SUPPLIED ENTRIES:

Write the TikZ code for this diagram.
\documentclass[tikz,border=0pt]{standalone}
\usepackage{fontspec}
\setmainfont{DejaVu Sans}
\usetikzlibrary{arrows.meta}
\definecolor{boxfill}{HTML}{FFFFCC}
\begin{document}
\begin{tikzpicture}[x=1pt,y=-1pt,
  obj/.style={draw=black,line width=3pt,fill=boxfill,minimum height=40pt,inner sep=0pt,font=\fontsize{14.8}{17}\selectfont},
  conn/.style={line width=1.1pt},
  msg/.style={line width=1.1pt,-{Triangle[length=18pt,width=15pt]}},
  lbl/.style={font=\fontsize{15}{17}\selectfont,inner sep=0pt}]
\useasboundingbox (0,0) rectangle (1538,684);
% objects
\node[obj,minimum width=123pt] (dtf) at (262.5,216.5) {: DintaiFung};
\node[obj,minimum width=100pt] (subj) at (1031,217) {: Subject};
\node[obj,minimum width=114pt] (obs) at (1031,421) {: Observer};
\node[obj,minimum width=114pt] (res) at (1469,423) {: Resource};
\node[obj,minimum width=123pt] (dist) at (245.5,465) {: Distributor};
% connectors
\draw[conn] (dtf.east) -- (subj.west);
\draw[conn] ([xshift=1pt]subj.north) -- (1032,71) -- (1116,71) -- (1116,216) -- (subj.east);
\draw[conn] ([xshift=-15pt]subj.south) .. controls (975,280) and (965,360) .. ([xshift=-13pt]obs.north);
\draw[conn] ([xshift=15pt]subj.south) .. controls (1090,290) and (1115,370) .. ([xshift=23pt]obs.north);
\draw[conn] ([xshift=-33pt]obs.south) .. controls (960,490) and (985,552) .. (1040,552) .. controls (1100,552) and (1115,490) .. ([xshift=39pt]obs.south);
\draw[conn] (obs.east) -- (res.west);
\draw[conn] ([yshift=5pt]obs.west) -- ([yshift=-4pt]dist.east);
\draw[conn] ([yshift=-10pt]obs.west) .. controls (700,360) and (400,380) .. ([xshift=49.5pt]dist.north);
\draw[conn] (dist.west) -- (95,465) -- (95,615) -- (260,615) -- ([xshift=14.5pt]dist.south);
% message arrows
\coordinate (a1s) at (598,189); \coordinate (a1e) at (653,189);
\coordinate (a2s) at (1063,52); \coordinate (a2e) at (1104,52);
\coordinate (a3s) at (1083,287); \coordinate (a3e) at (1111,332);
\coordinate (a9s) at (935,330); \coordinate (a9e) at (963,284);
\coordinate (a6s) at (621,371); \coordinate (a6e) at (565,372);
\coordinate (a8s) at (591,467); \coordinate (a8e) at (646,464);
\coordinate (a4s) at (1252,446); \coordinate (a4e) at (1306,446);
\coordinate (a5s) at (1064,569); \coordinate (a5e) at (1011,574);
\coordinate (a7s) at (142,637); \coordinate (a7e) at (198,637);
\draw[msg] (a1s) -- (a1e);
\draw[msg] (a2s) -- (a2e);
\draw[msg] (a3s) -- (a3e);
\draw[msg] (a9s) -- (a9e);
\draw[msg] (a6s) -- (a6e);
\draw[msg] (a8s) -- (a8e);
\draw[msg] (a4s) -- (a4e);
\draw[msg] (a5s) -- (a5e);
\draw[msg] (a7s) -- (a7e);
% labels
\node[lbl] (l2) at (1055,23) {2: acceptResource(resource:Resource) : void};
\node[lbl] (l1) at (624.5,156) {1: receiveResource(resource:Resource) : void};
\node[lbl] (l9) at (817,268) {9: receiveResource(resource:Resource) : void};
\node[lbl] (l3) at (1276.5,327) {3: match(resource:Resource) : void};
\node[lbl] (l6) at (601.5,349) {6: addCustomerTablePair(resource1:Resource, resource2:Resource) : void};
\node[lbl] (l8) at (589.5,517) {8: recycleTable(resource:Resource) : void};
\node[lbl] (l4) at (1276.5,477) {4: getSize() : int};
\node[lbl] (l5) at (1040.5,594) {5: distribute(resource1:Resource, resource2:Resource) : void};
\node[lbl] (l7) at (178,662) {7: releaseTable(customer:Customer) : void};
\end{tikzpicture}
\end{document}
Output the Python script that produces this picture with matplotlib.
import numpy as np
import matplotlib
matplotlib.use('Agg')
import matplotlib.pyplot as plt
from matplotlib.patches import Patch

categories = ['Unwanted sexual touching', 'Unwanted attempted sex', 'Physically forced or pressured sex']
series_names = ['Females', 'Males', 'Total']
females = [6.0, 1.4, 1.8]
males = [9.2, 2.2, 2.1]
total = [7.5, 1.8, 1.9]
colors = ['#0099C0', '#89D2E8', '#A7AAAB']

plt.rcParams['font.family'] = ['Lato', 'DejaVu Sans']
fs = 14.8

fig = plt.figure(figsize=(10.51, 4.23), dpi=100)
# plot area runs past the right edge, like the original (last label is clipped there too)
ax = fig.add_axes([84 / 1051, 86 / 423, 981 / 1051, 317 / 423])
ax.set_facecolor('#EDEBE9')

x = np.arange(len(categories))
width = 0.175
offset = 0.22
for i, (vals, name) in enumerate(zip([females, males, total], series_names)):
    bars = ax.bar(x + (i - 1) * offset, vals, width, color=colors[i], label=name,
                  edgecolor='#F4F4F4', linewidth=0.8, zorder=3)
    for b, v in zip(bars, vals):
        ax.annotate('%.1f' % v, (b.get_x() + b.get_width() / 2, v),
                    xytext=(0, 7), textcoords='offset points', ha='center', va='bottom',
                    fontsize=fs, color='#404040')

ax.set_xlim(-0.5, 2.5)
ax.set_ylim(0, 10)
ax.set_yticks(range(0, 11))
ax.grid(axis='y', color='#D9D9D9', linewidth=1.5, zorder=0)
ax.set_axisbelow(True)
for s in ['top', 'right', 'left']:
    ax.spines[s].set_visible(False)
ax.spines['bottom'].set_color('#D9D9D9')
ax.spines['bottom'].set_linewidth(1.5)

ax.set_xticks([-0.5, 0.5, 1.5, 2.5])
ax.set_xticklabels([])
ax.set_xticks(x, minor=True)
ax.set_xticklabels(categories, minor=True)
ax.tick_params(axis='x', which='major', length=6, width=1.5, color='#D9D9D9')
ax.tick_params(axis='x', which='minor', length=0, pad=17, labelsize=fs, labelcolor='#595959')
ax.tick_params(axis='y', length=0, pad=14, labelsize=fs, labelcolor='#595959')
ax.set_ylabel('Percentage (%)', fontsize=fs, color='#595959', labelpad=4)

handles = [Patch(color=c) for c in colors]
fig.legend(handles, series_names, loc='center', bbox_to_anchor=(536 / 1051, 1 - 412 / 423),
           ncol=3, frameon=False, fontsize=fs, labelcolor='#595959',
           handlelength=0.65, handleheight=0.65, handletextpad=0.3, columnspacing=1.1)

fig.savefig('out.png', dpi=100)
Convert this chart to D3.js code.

WHAT YOU NEED TO DO: Tally up the lines in the preceding listing that contain the string "this". Respond with the number and nothing else.

TASK SOLUTION: 3